Słowo nacjonalizm i naród drażnią tylko tych, którzy chcą zniszczenia więzi społecznych. Brak takich więzi i poczucia odpowiedzialności za rodaków otwiera możliwości wyzysku i obojętności. Usuńcie takie pojęcia jak naród, ojczyzna i dostaniecie niewolników.
Mój profesor z filozofii prawa mawiał: zanim zaczniecie o czymkolwiek dyskutować, usiądźcie i zdefiniujcie pojęcia.
Panowie tego nie zrobili i teraz jeden mówi, że nacjonalizm jest zły, drugi że dobry, trzeci że obojętny, a każdy z nich mówi o czym innym. I tak ta dyskusja trwa, a szans na porozumienie brak.

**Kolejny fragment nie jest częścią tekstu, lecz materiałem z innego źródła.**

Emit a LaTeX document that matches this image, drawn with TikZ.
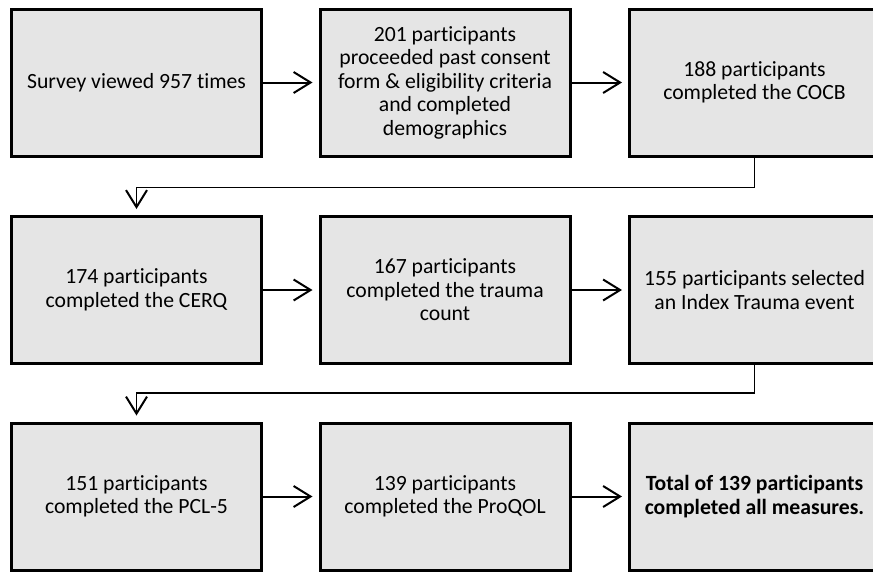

Nacjonalizm to nacjonalizm, nie nazizm, nie faszyzm, tylko nacjonalizm, od słowa nacja, czyli naród. A tu masz z wikipedii: "Nacjonalizm (z łac. natio, „naród”) – postawa społeczno-polityczna uznająca naród za najwyższe dobro w sferze polityki. Przejawia się głoszeniem pamięci o bohaterach danego narodu, głosi solidarność wszystkich grup i klas społecznych danego narodu."
Panowie tego nie zrobili i teraz jeden mówi, że nacjonalizm jest zły, drugi że dobry, trzeci że obojętny, a każdy z nich mówi o czym innym. I tak ta dyskusja trwa, a szans na porozumienie brak.